I use a very outdated version of Photoshop, and only got a "nice" tablet in the past 7 months.
Also, a huge tip to you and anyone else reading this: do NOT get too focused on a "style" that you want. Obsessing over that just ruined me for years and years. I wanted so, so, so badly to be the next Matsuri Hino when I was a kid. I copied her work religiously and it NEVER looked right. Frustrated me to no end. And you know why my stuff never looked like hers? Because I'm not her! You can't force your art to come out any way that isn't natural, and the sooner you can accept the art your hand wants to create, the happier you'll be and the easier art will get for you.
The past couple of years before I started diving into this more realism based work, I was just shoving myself through trying to make what art I envied of others. Very stylized/textured watercolor comic book style stuff. And I just was NOT getting any better at it. I have always been more inclined toward realism work, but I've hated it and yearned for stylized work. Yoshitaka Amano? God, I just drooled over that artstyle and beat myself up for never being able to capture it in studies or otherwise.

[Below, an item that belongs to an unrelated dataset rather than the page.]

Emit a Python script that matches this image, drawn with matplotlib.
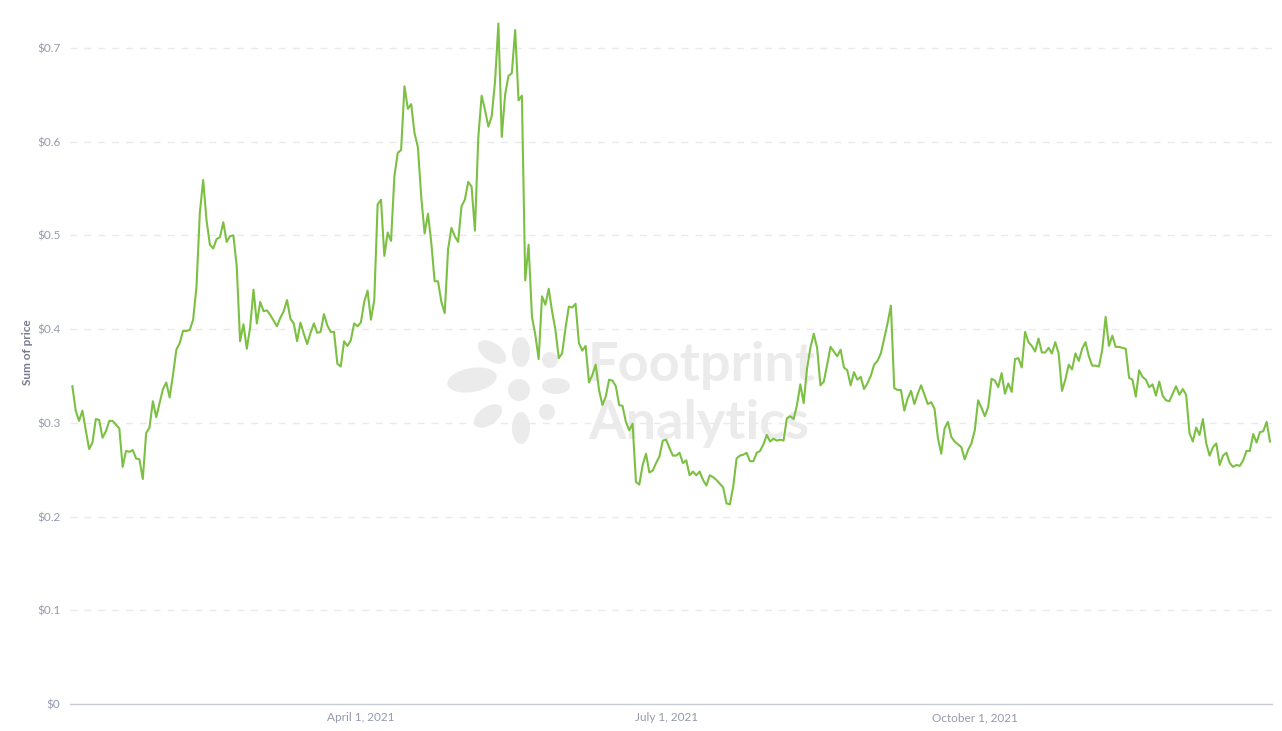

I finally essentially restructured my entire career around making the art that makes me happy instead of what I "wanted" it to look like. I was extremely depressed, my life was falling apart, and I still needed to make art to survive but I couldn't "art" if I was depressed and hated doing it, so I just had to step back and stop worrying so much about what I thought I wanted to make, and started making what felt most natural.

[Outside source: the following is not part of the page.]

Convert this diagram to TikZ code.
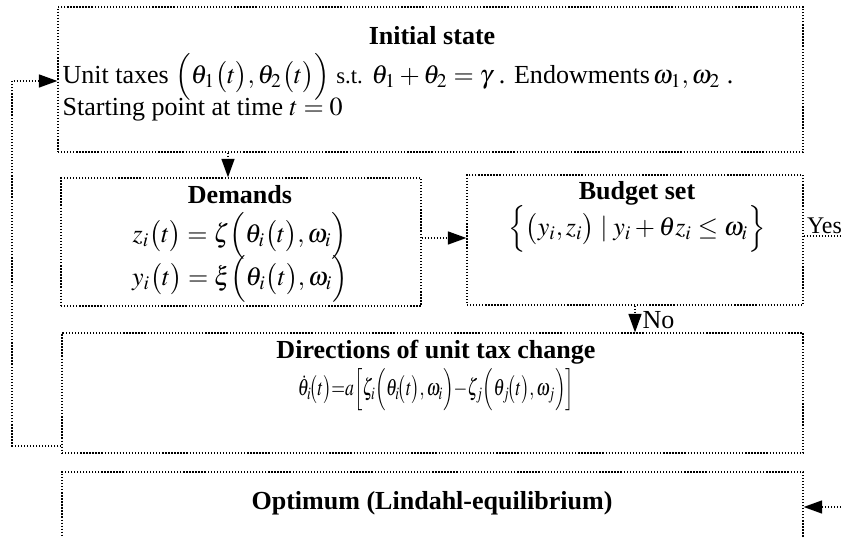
\documentclass[tikz,border=0pt]{standalone}
\usepackage{amsmath,amssymb}
\usepackage{mathptmx}
\usepackage{fontspec}
\setmainfont{Liberation Serif}
\usetikzlibrary{arrows.meta,positioning,calc,fit}

\begin{document}
\begin{tikzpicture}[
  x=0.0162cm, y=-0.0162cm,
  >={Triangle[length=8.5pt,width=6pt]},
  dots/.style={line width=0.6pt,dash pattern=on 0.6pt off 0.8pt},
  box/.style={dots,draw,rectangle,inner sep=0pt},
  ttl/.style={font=\fontsize{12}{14}\selectfont\bfseries,inner sep=1pt},
  txt/.style={font=\fontsize{12}{14}\selectfont,inner sep=1pt},
  link/.style={dots,->}
]
\clip (0,0) rectangle (841,537);

% frames of the five stages
\node[box,fit={(58,7)(803,152)}] (init) {};
\node[box,fit={(61,178)(421,306)}] (dem) {};
\node[box,fit={(467,175)(803,305)}] (bud) {};
\node[box,fit={(62,333)(803,453)}] (dir) {};
\node[box,fit={(62,472)(803,570)}] (opt) {};

% initial state
\node[ttl] (initT) at (432,36) {Initial state};
\node[txt,anchor=west] (initA) at (60,77) {Unit taxes $\Bigl(\theta_1\bigl(t\bigr),\theta_2\bigl(t\bigr)\Bigr)$ {\fontsize{10.5}{12}\selectfont s.t.} $\theta_1+\theta_2=\gamma$ . Endowments$\,\omega_1,\omega_2$ .};
\node[txt,anchor=west] (initB) at (60,110) {Starting point at time $t=0$};

% demands
\node[ttl] (demT) at (240,195) {Demands};
\node[txt] (demZ) at (240,236) {$z_i\bigl(t\bigr)=\zeta\Bigl(\theta_i\bigl(t\bigr),\omega_i\Bigr)$};
\node[txt] (demY) at (240,279) {$y_i\bigl(t\bigr)=\xi\Bigl(\theta_i\bigl(t\bigr),\omega_i\Bigr)$};

% budget set
\node[ttl] (budT) at (637,193) {Budget set};
\node[txt] (budS) at (637,229) {$\Bigl\{\bigl(y_i,z_i\bigr)\mid y_i+\theta z_i\le\omega_i\Bigr\}$};

% tax adjustment
\node[ttl] (dirT) at (436,352) {Directions of unit tax change};
\node[txt] (dirF) at (436,390) {\scalebox{0.68}[0.9]{$\dot{\theta}_i\!\bigl(t\bigr){=}a\Bigl[\zeta_i\Bigl(\theta_i\!\bigl(t\bigr),\omega_i\Bigr){-}\zeta_j\Bigl(\theta_j\!\bigl(t\bigr),\omega_j\Bigr)\Bigr]$}};

% optimum
\node[ttl] (optT) at (432,503) {Optimum (Lindahl-equilibrium)};

% connectors
\coordinate (a1) at (228,0);
\draw[link] (a1 |- init.south) -- (a1 |- dem.north);
\coordinate (a2) at (0,238);
\draw[link] (dem.east |- a2) -- (bud.west |- a2);
\coordinate (yesE) at (841,236);
\draw[dots] (bud.east |- yesE) -- (yesE);
\node[txt,font=\fontsize{11}{12}\selectfont,anchor=base west,inner sep=0pt] (yes) at ($(bud.east |- yesE)+(3,-2)$) {Yes};
\coordinate (a3) at (635,0);
\draw[link] (a3 |- bud.south) -- (a3 |- dir.north);
\node[txt,anchor=west] (no) at (640,320) {No};
\coordinate (fbL) at (12,446);
\coordinate (fbT) at (12,81);
\draw[link] (dir.west |- fbL) -- (fbL) -- (fbT) -- (init.west |- fbT);
\coordinate (optR) at (841,507);
\draw[link] (optR) -- (opt.east |- optR);

\end{tikzpicture}
\end{document}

there's no easy way, and art can be a soul destroying path at times, truly. your software and hardware should come very last place compared to practicing from life (it doesn't matter if you want to paint cartoony stuff of realistic stuff, always start from life). naturally you will find what makes your heart sing the most.

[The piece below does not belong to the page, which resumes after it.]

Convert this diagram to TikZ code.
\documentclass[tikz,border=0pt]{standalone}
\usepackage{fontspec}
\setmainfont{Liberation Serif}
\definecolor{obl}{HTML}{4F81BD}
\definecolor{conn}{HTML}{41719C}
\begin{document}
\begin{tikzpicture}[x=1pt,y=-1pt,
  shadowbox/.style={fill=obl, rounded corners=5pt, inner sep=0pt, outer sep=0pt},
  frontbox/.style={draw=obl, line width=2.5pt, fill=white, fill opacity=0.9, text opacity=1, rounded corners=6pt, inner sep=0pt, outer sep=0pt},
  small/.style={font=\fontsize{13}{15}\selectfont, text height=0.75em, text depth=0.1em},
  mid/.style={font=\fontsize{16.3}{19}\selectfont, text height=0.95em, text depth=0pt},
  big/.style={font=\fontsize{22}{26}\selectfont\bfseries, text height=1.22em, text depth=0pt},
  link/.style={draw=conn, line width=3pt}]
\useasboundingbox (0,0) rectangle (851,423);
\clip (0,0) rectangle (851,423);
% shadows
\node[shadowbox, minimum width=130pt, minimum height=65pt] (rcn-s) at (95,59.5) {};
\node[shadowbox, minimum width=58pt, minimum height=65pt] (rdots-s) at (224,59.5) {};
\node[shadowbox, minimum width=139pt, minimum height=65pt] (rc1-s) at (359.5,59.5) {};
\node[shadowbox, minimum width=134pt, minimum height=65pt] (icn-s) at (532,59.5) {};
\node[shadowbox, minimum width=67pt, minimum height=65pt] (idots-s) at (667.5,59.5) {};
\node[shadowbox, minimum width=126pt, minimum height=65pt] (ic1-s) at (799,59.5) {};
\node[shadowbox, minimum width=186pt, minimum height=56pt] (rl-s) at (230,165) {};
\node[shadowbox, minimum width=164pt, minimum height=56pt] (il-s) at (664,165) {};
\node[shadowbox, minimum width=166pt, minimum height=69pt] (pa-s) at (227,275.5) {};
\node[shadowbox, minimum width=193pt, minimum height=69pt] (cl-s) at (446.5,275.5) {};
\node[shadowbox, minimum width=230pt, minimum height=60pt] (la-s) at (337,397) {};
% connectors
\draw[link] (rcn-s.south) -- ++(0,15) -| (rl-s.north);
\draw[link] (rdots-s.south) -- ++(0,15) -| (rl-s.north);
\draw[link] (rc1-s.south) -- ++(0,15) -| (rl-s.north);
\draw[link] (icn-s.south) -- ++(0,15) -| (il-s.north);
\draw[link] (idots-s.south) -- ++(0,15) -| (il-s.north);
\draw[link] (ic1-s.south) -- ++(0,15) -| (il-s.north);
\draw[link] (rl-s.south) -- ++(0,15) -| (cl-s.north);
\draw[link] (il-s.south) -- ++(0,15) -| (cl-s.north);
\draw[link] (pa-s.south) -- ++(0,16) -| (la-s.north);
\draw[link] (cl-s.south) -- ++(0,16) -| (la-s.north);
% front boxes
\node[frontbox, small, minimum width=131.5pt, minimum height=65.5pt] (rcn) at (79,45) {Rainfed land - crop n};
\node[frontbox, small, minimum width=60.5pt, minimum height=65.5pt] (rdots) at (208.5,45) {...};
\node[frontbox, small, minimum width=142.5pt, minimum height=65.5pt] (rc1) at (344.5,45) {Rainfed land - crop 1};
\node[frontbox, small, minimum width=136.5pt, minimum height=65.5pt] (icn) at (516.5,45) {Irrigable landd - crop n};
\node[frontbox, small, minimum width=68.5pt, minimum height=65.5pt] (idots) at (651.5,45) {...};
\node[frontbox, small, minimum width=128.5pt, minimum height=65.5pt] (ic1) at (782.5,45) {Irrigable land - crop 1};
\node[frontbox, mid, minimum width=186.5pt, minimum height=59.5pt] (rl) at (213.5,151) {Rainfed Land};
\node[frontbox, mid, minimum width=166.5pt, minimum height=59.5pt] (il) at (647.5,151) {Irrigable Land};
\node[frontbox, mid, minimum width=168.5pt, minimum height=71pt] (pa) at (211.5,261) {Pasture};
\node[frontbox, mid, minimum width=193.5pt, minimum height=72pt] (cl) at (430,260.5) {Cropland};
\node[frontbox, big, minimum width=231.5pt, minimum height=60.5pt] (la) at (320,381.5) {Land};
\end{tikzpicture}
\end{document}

I get a lot of messages from people telling me similar stuff "oh your art is EXACTLY what I want to do!" but I promise you that kind of thought process is chasing a dragon that is likely to harm or drag your creative process down. art style is such a deeply personal thing, so of COURSE it's important to find inspiration, but the second looking at someone else's artwork stops inspiring you and starts frustrating you, put it away.
There are some artists who I love, that I do not check up on often because their artwork ignites, like, serious bitter jealousy in me. It's the truth. I get so mad at myself for not being more like them, and it's such a poison. I think more artists should be transparent about this feeling because I KNOW the art community has a lot of jealousy and ugliness in it.
A fact of being an artist is that you will never be completely happy with a piece you make. You are always going to see the flaws, and that doesn't change whether you'd been drawing for 2 months or 20 years. Occasionally, you will get one piece that you are like "how did I make that???" and then get frustrated that you can't recreate it lol! It's a tough beast.
It's just really important to step back and work on yourself and where you are at, because at the end of the day, the way your soul wants to express artwork might be WILDLY different from what your brain wants, and it can be really detrimental to let those two go to war.
I hope this helps. I'm very passionate about this, and when I started out I ALWAYS ignored the artists who gave the same exact tips as above. I thought they were so annoying and unhelpful, but now I /get it/.